Took a look at the map and decided to ride coastal east for some mileage, then head inland to make my way up E Mountain Dr to get to the epic climb up Gibralter Rd.

Heading inland towards E Mountain Dr, I was wowed by the height of the Eucalyptus trees... at least twice as high as the power lines

E Mountain Dr is an epic ride itself

Statue in front of a house on-route
The climb up Gibralter goes on and on
Upon reaching the peak of the mountain, the road followed a ridge-line and could see to the south down to Santa Barbara, and to the north the Los Padres mountains.
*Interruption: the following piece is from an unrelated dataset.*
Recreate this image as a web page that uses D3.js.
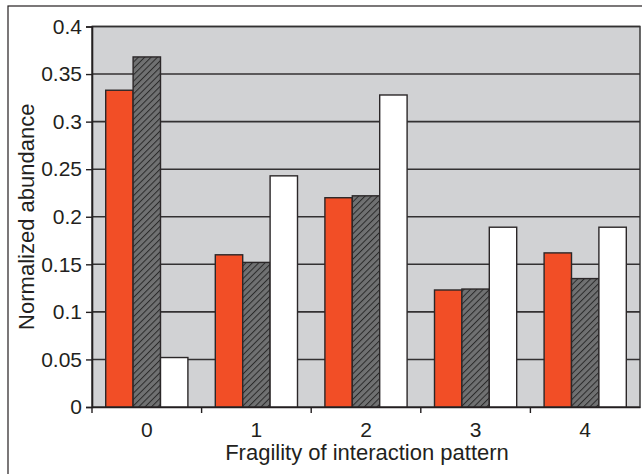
<!DOCTYPE html>
<html lang="en">
<head>
<meta charset="UTF-8">
<title>Normalized abundance</title>
<style>
  body { margin: 0; background: #fff; }
  svg { display: block; font-family: "Liberation Sans", Arial, sans-serif; }
</style>
</head>
<body>
<svg></svg>
<script src="https://cdn.jsdelivr.net/npm/d3@7"></script>
<script>
const categories = ['0', '1', '2', '3', '4'];
const seriesNames = ['solid', 'hatched', 'open'];
const solid   = [0.333, 0.160, 0.220, 0.123, 0.162];
const hatched = [0.368, 0.152, 0.222, 0.124, 0.135];
const open    = [0.052, 0.243, 0.328, 0.189, 0.189];
const yTicks = [0, 0.05, 0.1, 0.15, 0.2, 0.25, 0.3, 0.35, 0.4];

const W = 642, H = 474;
const margin = { top: 26.5, right: 2, bottom: 67, left: 92 };
const width = W - margin.left - margin.right;
const height = H - margin.top - margin.bottom;
const fs = 21;

const rows = categories.map((c, i) => ({
  cat: c,
  vals: [solid[i], hatched[i], open[i]]
}));

const x = d3.scaleBand().domain(categories).range([0, width]).paddingInner(0).paddingOuter(0);
// gap width 100% -> 3 bars + 1 bar-width gap per band
const barW = x.bandwidth() / 4;
const xs = d3.scaleBand().domain(seriesNames).range([barW / 2, x.bandwidth() - barW / 2]);

const y = d3.scaleLinear().domain([0, 0.4]).range([height, 0]);

const svg = d3.select('svg').attr('width', W).attr('height', H);

// hatch pattern
const defs = svg.append('defs');
const pat = defs.append('pattern')
  .attr('id', 'hatch')
  .attr('patternUnits', 'userSpaceOnUse')
  .attr('width', 4.5).attr('height', 4.5)
  .attr('patternTransform', 'rotate(45)');
pat.append('rect').attr('width', 4.5).attr('height', 4.5).attr('fill', '#707172');
pat.append('line').attr('x1', 0).attr('y1', 0).attr('x2', 0).attr('y2', 4.5)
  .attr('stroke', '#2a2a2a').attr('stroke-width', 2);

const fills = { solid: '#f24e26', hatched: 'url(#hatch)', open: '#ffffff' };

// outer frame
svg.append('rect')
  .attr('x', 8).attr('y', 6).attr('width', W + 20).attr('height', H + 20)
  .attr('fill', 'none').attr('stroke', '#231f20').attr('stroke-width', 1.2);

const g = svg.append('g').attr('transform', `translate(${margin.left},${margin.top})`);

// plot background
g.append('rect')
  .attr('width', width).attr('height', height)
  .attr('fill', '#d1d2d4')
  .attr('stroke', '#3a3a3a').attr('stroke-width', 1.5);

// gridlines
g.selectAll('.grid')
  .data(yTicks.filter(t => t > 0))
  .enter().append('line')
  .attr('x1', 0).attr('x2', width)
  .attr('y1', d => y(d)).attr('y2', d => y(d))
  .attr('stroke', '#333132').attr('stroke-width', 1.6);

// bars
const grp = g.selectAll('.grp')
  .data(rows)
  .enter().append('g')
  .attr('transform', d => `translate(${x(d.cat)},0)`);

grp.selectAll('rect')
  .data(d => d.vals.map((v, i) => ({ key: seriesNames[i], v })))
  .enter().append('rect')
  .attr('x', d => xs(d.key))
  .attr('y', d => y(d.v))
  .attr('width', xs.bandwidth())
  .attr('height', d => height - y(d.v))
  .attr('fill', d => fills[d.key])
  .attr('stroke', '#2b2728').attr('stroke-width', 1.4);

// y axis
const yAxis = g.append('g')
  .call(d3.axisLeft(y).tickValues(yTicks).tickSize(6).tickPadding(4).tickFormat(d => d3.format('')(+d.toFixed(2))));
yAxis.select('.domain').attr('stroke', '#231f20').attr('stroke-width', 1.6);
yAxis.selectAll('.tick line').attr('stroke', '#231f20').attr('stroke-width', 1.4);
yAxis.selectAll('.tick text').attr('font-size', fs).attr('fill', '#231f20')
  .attr('font-family', '"Liberation Sans", Arial, sans-serif');

// x axis
const xAxis = g.append('g').attr('transform', `translate(0,${height})`)
  .call(d3.axisBottom(x).tickSize(0).tickPadding(15));
xAxis.select('.domain').attr('stroke', '#231f20').attr('stroke-width', 1.6);
xAxis.selectAll('.tick text').attr('font-size', fs).attr('fill', '#231f20')
  .attr('font-family', '"Liberation Sans", Arial, sans-serif');

// x ticks at band boundaries
g.selectAll('.xb')
  .data(categories)
  .enter().append('line')
  .attr('x1', d => x(d)).attr('x2', d => x(d))
  .attr('y1', height).attr('y2', height + 6)
  .attr('stroke', '#231f20').attr('stroke-width', 1.4);

// axis titles
svg.append('text')
  .attr('x', margin.left + width / 2 + 1).attr('y', 460)
  .attr('text-anchor', 'middle').attr('font-size', 22).attr('fill', '#231f20')
  .text('Fragility of interaction pattern');

svg.append('text')
  .attr('transform', `translate(34,${margin.top + height / 2}) rotate(-90)`)
  .attr('text-anchor', 'middle').attr('font-size', 22).attr('fill', '#231f20')
  .text('Normalized abundance');
</script>
</body>
</html>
Los Padres mountains to the north
Santa Barbara & ocean views to the south. Cool bird!
Took the Euro type road called Painted Caves down to the coast. Pretty epic road and on the must-do list to climb back up
It was calm while I was up on the mountain.
Once I was close to shore, I was surprised to see huge whitecaps on the water and palm trees blowing.
Yay, it was a strong tailwind back to the start
My footprints to the water with the view
of the mountain ridge I was just on

Friday, October 19, 2012

Cali Hikes & Runs

Spent alot of my California time in the Thousand Oaks area, west of L.A. and with the Santa Monica mountains within reach.

Les & I squeezing in a run before nightfall up trailhead for Mt Boney
Barely made it back to the car before complete darkness. Fall-time darkness sneaks up quick and it's pitch black in these canyons. 
Always carry a headlamp! 

Views of the Santa Monica mountains from the peak of a run I went on with Les from his workplace in Newbury Park. 
An escape from suburbia just like that!
At the same peak, the views to the southwest shows the flatlands to the ocean waters


First time hike up Bernardo Summit in San Diego County when I was staying in Escondido. Easy access to park to get to the trailhead, then a quick couple km and 500' elevation gain.

I discovered the Bernardo Summit Trail on my MTB ride around Lake Hodges. Saw the sign and had to find out where it lead to... an awesome ride-able rocky technical trail to the peak!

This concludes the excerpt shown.